Graph Convolutional Network based Virus-Human Protein-Protein Interaction Prediction for Novel Viruses
This repository contains the code of a three-stage machine learning pipeline that generates and uses hybrid embeddings for PHI prediction. The details of this study and the experimental results are available in its paper. Please click here to access the paper.
The code is tested on Python version >= 3.6. Following Python libraries are required:
- Pip3
- Pandas
- Numpy
- Scikit-learn
- NetworkX
- Gensim
- TensorFlow / Keras
- Pickle
- Joblib
The libraries shown below are installed automatically by the code using Pip3:
- StellarGraph
- Interpret
- SentencePiece
- Bio
Data format
The interactions are given in Excel (.xlsx)
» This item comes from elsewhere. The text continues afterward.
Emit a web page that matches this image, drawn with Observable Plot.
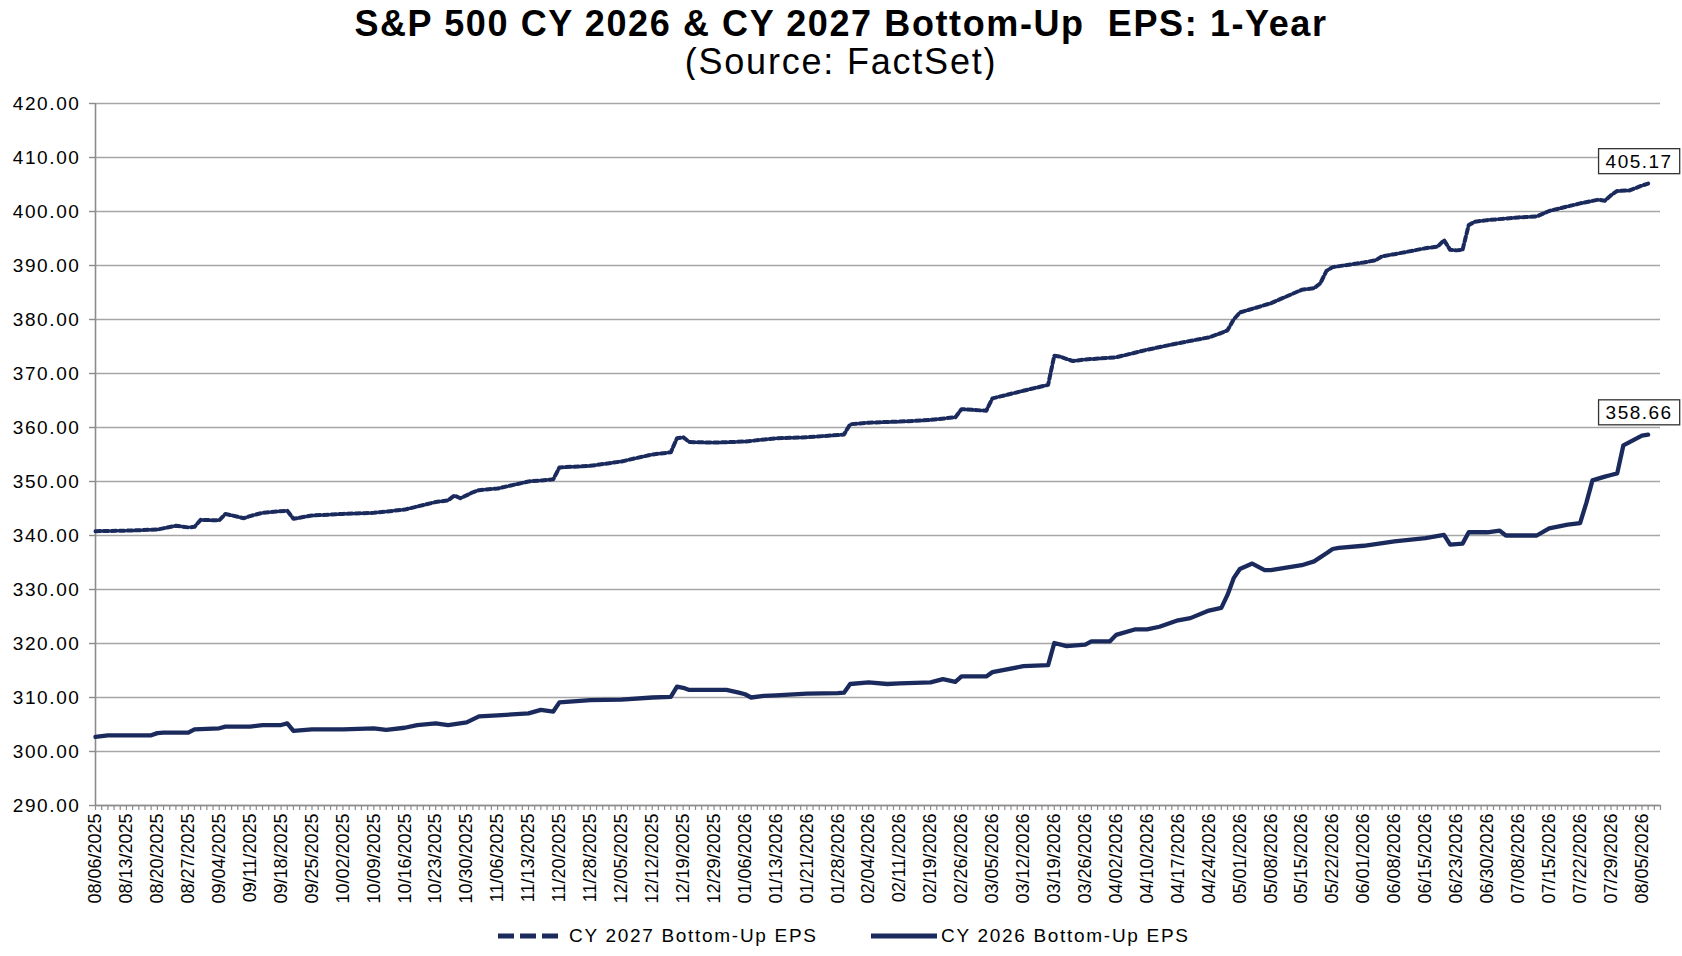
<!DOCTYPE html>
<html>
<head>
<meta charset="utf-8">
<script src="https://cdn.jsdelivr.net/npm/d3@7"></script>
<script src="https://cdn.jsdelivr.net/npm/@observablehq/plot@0.6"></script>
<style>
  html, body { margin: 0; padding: 0; background: #fff; }
  body { width: 1682px; height: 956px; position: relative; overflow: hidden; font-family: "Liberation Sans", Arial, sans-serif; }
  #title { position: absolute; left: 0; top: 0; width: 1682px; height: 80px; text-align: center; }
  #title .t1 { position: absolute; left: 0; width: 100%; top: 5px; font-size: 36px; line-height: 38px; font-weight: bold; letter-spacing: 1.6px; color: #000; }
  #title .t2 { position: absolute; left: 0; width: 100%; top: 43px; font-size: 36px; line-height: 38px; letter-spacing: 1.8px; color: #000; }
  #chart { position: absolute; left: 0; top: 80px; }
  #legend { position: absolute; left: 0; top: 915px; width: 1682px; height: 41px; }
  #legend .item { position: absolute; top: 0; height: 41px; display: flex; align-items: center; font-size: 19px; letter-spacing: 1.7px; color: #000; white-space: nowrap; }
</style>
</head>
<body>
<div id="title">
  <div class="t1">S&amp;P 500 CY 2026 &amp; CY 2027 Bottom-Up&nbsp; EPS: 1-Year</div>
  <div class="t2">(Source: FactSet)</div>
</div>
<div id="chart"></div>
<div id="legend">
  <div class="item" style="left:497px;">
    <svg width="68" height="10" style="margin-right:4px"><line x1="1" y1="5" x2="67" y2="5" stroke="#1b2a5c" stroke-width="5" stroke-dasharray="16,6"/></svg>
    <span>CY 2027 Bottom-Up EPS</span>
  </div>
  <div class="item" style="left:871px;">
    <svg width="66" height="10" style="margin-right:4px"><line x1="0" y1="5" x2="66" y2="5" stroke="#1b2a5c" stroke-width="5"/></svg>
    <span>CY 2026 Bottom-Up EPS</span>
  </div>
</div>
<script>
// ---------- data ----------
const tickLabels = ["08/06/2025","08/13/2025","08/20/2025","08/27/2025","09/04/2025","09/11/2025","09/18/2025","09/25/2025","10/02/2025","10/09/2025","10/16/2025","10/23/2025","10/30/2025","11/06/2025","11/13/2025","11/20/2025","11/28/2025","12/05/2025","12/12/2025","12/19/2025","12/29/2025","01/06/2026","01/13/2026","01/21/2026","01/28/2026","02/04/2026","02/11/2026","02/19/2026","02/26/2026","03/05/2026","03/12/2026","03/19/2026","03/26/2026","04/02/2026","04/10/2026","04/17/2026","04/24/2026","05/01/2026","05/08/2026","05/15/2026","05/22/2026","06/01/2026","06/08/2026","06/15/2026","06/23/2026","06/30/2026","07/08/2026","07/15/2026","07/22/2026","07/29/2026","08/05/2026"];

const marketHolidays = ["09/01/2025","11/27/2025","12/25/2025","01/01/2026","01/19/2026","02/16/2026","04/03/2026","05/25/2026","06/19/2026","07/03/2026"];

const yTicks = [290,300,310,320,330,340,350,360,370,380,390,400,410,420];

const dates2027 = ["08/06/2025","08/13/2025","08/20/2025","08/25/2025","08/27/2025","08/28/2025","08/29/2025","09/04/2025","09/05/2025","09/10/2025","09/11/2025","09/15/2025","09/19/2025","09/22/2025","09/25/2025","10/02/2025","10/09/2025","10/16/2025","10/23/2025","10/27/2025","10/28/2025","10/29/2025","10/31/2025","11/03/2025","11/06/2025","11/13/2025","11/19/2025","11/20/2025","11/28/2025","12/05/2025","12/12/2025","12/17/2025","12/18/2025","12/19/2025","12/22/2025","12/29/2025","01/06/2026","01/13/2026","01/21/2026","01/28/2026","01/29/2026","01/30/2026","02/04/2026","02/11/2026","02/19/2026","02/25/2026","02/26/2026","03/04/2026","03/05/2026","03/12/2026","03/18/2026","03/19/2026","03/20/2026","03/24/2026","03/26/2026","04/02/2026","04/10/2026","04/17/2026","04/24/2026","04/28/2026","04/29/2026","04/30/2026","05/01/2026","05/08/2026","05/15/2026","05/19/2026","05/20/2026","05/21/2026","05/22/2026","06/01/2026","06/03/2026","06/04/2026","06/08/2026","06/15/2026","06/17/2026","06/18/2026","06/22/2026","06/23/2026","06/24/2026","06/25/2026","06/26/2026","06/30/2026","07/08/2026","07/13/2026","07/15/2026","07/22/2026","07/27/2026","07/28/2026","07/29/2026","07/30/2026","08/03/2026","08/05/2026","08/06/2026"];
const eps2027 = [340.8,340.9,341.1,341.8,341.5,341.6,342.9,342.8,344.0,343.2,343.6,344.2,344.6,343.1,343.7,344.0,344.2,344.8,346.2,346.5,347.4,346.9,348.0,348.4,348.7,350.0,350.4,352.6,352.9,353.7,355.0,355.4,358.0,358.2,357.3,357.2,357.4,358.0,358.2,358.6,358.7,360.6,360.9,361.1,361.4,361.9,363.4,363.1,365.4,366.8,367.9,373.3,373.1,372.3,372.6,373.0,374.4,375.6,376.7,377.5,378.0,380.0,381.3,383.0,385.5,385.8,386.7,389.0,389.7,390.55,391.0,391.7,392.1,393.2,393.5,394.7,392.9,392.8,392.9,397.5,398.1,398.4,398.9,399.1,400.1,401.5,402.2,402.0,403.0,403.8,403.9,404.8,405.17];

const dates2026 = ["08/06/2025","08/08/2025","08/13/2025","08/19/2025","08/20/2025","08/21/2025","08/27/2025","08/28/2025","09/04/2025","09/05/2025","09/11/2025","09/15/2025","09/18/2025","09/19/2025","09/22/2025","09/25/2025","10/02/2025","10/09/2025","10/13/2025","10/16/2025","10/20/2025","10/23/2025","10/27/2025","10/30/2025","11/03/2025","11/06/2025","11/13/2025","11/17/2025","11/19/2025","11/20/2025","11/28/2025","12/05/2025","12/12/2025","12/17/2025","12/18/2025","12/19/2025","12/22/2025","12/31/2025","01/05/2026","01/06/2026","01/07/2026","01/09/2026","01/13/2026","01/21/2026","01/28/2026","01/29/2026","01/30/2026","02/04/2026","02/09/2026","02/11/2026","02/19/2026","02/23/2026","02/25/2026","02/26/2026","03/04/2026","03/05/2026","03/12/2026","03/18/2026","03/19/2026","03/23/2026","03/26/2026","03/27/2026","04/01/2026","04/02/2026","04/08/2026","04/10/2026","04/14/2026","04/17/2026","04/21/2026","04/24/2026","04/28/2026","04/29/2026","04/30/2026","05/01/2026","05/05/2026","05/07/2026","05/08/2026","05/15/2026","05/19/2026","05/21/2026","05/22/2026","05/26/2026","06/01/2026","06/08/2026","06/15/2026","06/18/2026","06/22/2026","06/24/2026","06/25/2026","06/30/2026","07/02/2026","07/06/2026","07/13/2026","07/15/2026","07/20/2026","07/22/2026","07/23/2026","07/24/2026","07/28/2026","07/29/2026","07/30/2026","07/31/2026","08/05/2026","08/06/2026"];
const eps2026 = [302.7,303.0,303.0,303.0,303.4,303.5,303.5,304.1,304.3,304.6,304.6,304.9,304.9,305.2,303.8,304.1,304.1,304.3,304.0,304.4,304.9,305.2,304.9,305.4,306.5,306.7,307.05,307.7,307.4,309.1,309.5,309.6,310.0,310.1,312.0,311.8,311.4,311.4,310.9,310.6,310.0,310.3,310.4,310.7,310.8,310.9,312.5,312.8,312.5,312.6,312.8,313.4,312.9,313.9,313.9,314.7,315.8,316.0,320.1,319.5,319.8,320.4,320.4,321.6,322.6,322.6,323.1,324.3,324.7,326.1,326.6,329.0,332.1,333.8,334.8,333.6,333.6,334.5,335.2,336.7,337.5,337.7,338.1,338.9,339.5,340.1,338.3,338.5,340.6,340.6,340.9,340.0,340.0,341.3,342.0,342.3,346.0,350.2,350.9,351.2,351.5,356.7,358.5,358.66];

// ---------- build ----------
const navy = "#1b2a5c";
const axisGray = "#8c8c8c";
const fmt = d3.utcFormat("%m/%d/%Y");
// trading-day categories (weekdays minus market holidays), through 08/10/2026
const tradingDays = d3.utcDay.range(new Date(Date.UTC(2025, 7, 6)), new Date(Date.UTC(2026, 7, 11)))
  .filter(d => d.getUTCDay() !== 0 && d.getUTCDay() !== 6)
  .map(fmt)
  .filter(s => !marketHolidays.includes(s));
const labelSet = new Set(tickLabels);

const zip = (ds, vs, series) => ds.slice(0, Math.min(ds.length, vs.length)).map((d, i) => ({date: d, eps: vs[i], series}));
const rows2027 = zip(dates2027, eps2027, "CY 2027 Bottom-Up EPS");
const rows2026 = zip(dates2026, eps2026, "CY 2026 Bottom-Up EPS");
const lastPoints = [rows2027[rows2027.length - 1], rows2026[rows2026.length - 1]];

const chart = Plot.plot({
  width: 1682,
  height: 835,
  marginTop: 23,
  marginBottom: 110,
  marginLeft: 95,
  marginRight: 22,
  style: {fontFamily: "Liberation Sans, Arial, sans-serif", fontSize: "18px", background: "#fff", color: "#000"},
  x: {type: "point", domain: tradingDays, padding: 0, label: null},
  y: {domain: [290, 420], label: null},
  marks: [
    Plot.gridY({ticks: yTicks, stroke: "#a6a6a6", strokeOpacity: 1, strokeWidth: 1.4}),
    Plot.axisY({ticks: yTicks, tickFormat: d3.format(".2f"), tickSize: 6, tickPadding: 9, stroke: axisGray, strokeWidth: 1.4, fill: "#000", fontSize: 19, label: null}),
    Plot.axisX({ticks: tradingDays, tickFormat: d => labelSet.has(d) ? d : "", tickSize: 5, tickPadding: 3, tickRotate: -90, stroke: axisGray, strokeWidth: 1.2, fill: "#000", fontSize: 18, label: null}),
    Plot.ruleX([tradingDays[0]], {stroke: axisGray, strokeWidth: 1.6}),
    Plot.ruleY([290], {stroke: axisGray, strokeWidth: 1.6}),
    Plot.line(rows2026, {x: "date", y: "eps", stroke: navy, strokeWidth: 4.3, strokeLinejoin: "round", strokeLinecap: "round"}),
    Plot.line(rows2027, {x: "date", y: "eps", stroke: navy, strokeWidth: 4, strokeDasharray: "5,3"}),
    Plot.text(lastPoints, {x: "date", y: "eps", text: d => d.eps.toFixed(2), dx: -9, dy: -22, fontSize: 19, fill: "#000", textAnchor: "middle"})
  ]
});

document.getElementById("chart").appendChild(chart);

// remove empty x tick labels and widen label spacing
chart.querySelectorAll('g[aria-label="x-axis tick label"] text').forEach(t => { if (!t.textContent) t.remove(); });
const yl = chart.querySelector('g[aria-label="y-axis tick label"]');
if (yl) yl.style.letterSpacing = "1.6px";

// boxes around end-value labels
const textGroup = chart.querySelector('g[aria-label="text"]');
if (textGroup) {
  textGroup.style.letterSpacing = "1.5px";
  textGroup.querySelectorAll("text").forEach(t => {
    const b = t.getBBox();
    const r = document.createElementNS("http://www.w3.org/2000/svg", "rect");
    const tr = t.getAttribute("transform");
    r.setAttribute("x", b.x - 7);
    r.setAttribute("y", b.y - 2);
    r.setAttribute("width", b.width + 14);
    r.setAttribute("height", b.height + 4);
    r.setAttribute("fill", "#fff");
    r.setAttribute("stroke", "#333");
    r.setAttribute("stroke-width", "1.3");
    if (tr) r.setAttribute("transform", tr);
    textGroup.insertBefore(r, t);
  });
}
</script>
</body>
</html>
file. The file is in a simple format:
HOST | VIRUS | HOST_SEQ | VIRUS_SEQ |
---|---|---|---|
P13861 | P03259 | MSHIQ... | MRTEM... |
where the HOST is the unique id of a host protein and VIRUS is the unique id of the interacting virus protein. HOST_SEQ and VIRUS_SEQ are the aminoacid sequences of the host and virus proteins, respectively. Please check Data/Adenoviridae.xlsx for an example file.
Demo
Run the main.py file in the command line without passing no argument for testing the Adenovirus dataset with all the proposed embedding methods. The PHISTO dataset is used for training in demo.
Quick start
The model can be tested by running main.py file in command line or calling DeepPHI() function in the code block. Use the following command for calling in Terminal:
$ python3 main.py train_dataset_path test_dataset_path experiment_type classifier_type fts, lpp, lem, lpc
or just calling as a function:
DeePHI(train_dataset_path, test_dataset_path, experiment_type, classifier_type, fts, lpp, lem, lpc)
Parameter | Description |
---|---|
train_dataset_path | The path of the interaction dataset used for training GraphSAGE, preliminary classifier and final classifier (in holdout experiments). |
test_dataset_path | The path of the test interaction dataset. |
experiment_type | Type of the experiment. 5_fold and Holdout are valid types. |
classifier_type | Type of the final interaction classifier. SVM, NN, RF, LR, and GA2M are the available methods. |
fts | (optional, default = False) Pass True for freezing sampled negative edges between experiments. |
lpp | (optional, default = False) Pass True for loading pre-trained preliminary classifier model instead of training a new one. |
lem | (optional, default = False) Pass True for loading pre-trained biological feature embedding model instead of training a new one. |
lpc | (optional, default = False) Pass True for loading pre-trained interaction classifier model instead of training a new one. |
Koca, M. B., Nourani, E., Abbasoğlu, F., Karadeniz, İ., & Sevilgen, F. E. (2022). Graph convolutional network based virus-human protein-protein interaction prediction for novel viruses. Computational Biology and Chemistry, 101, 107755.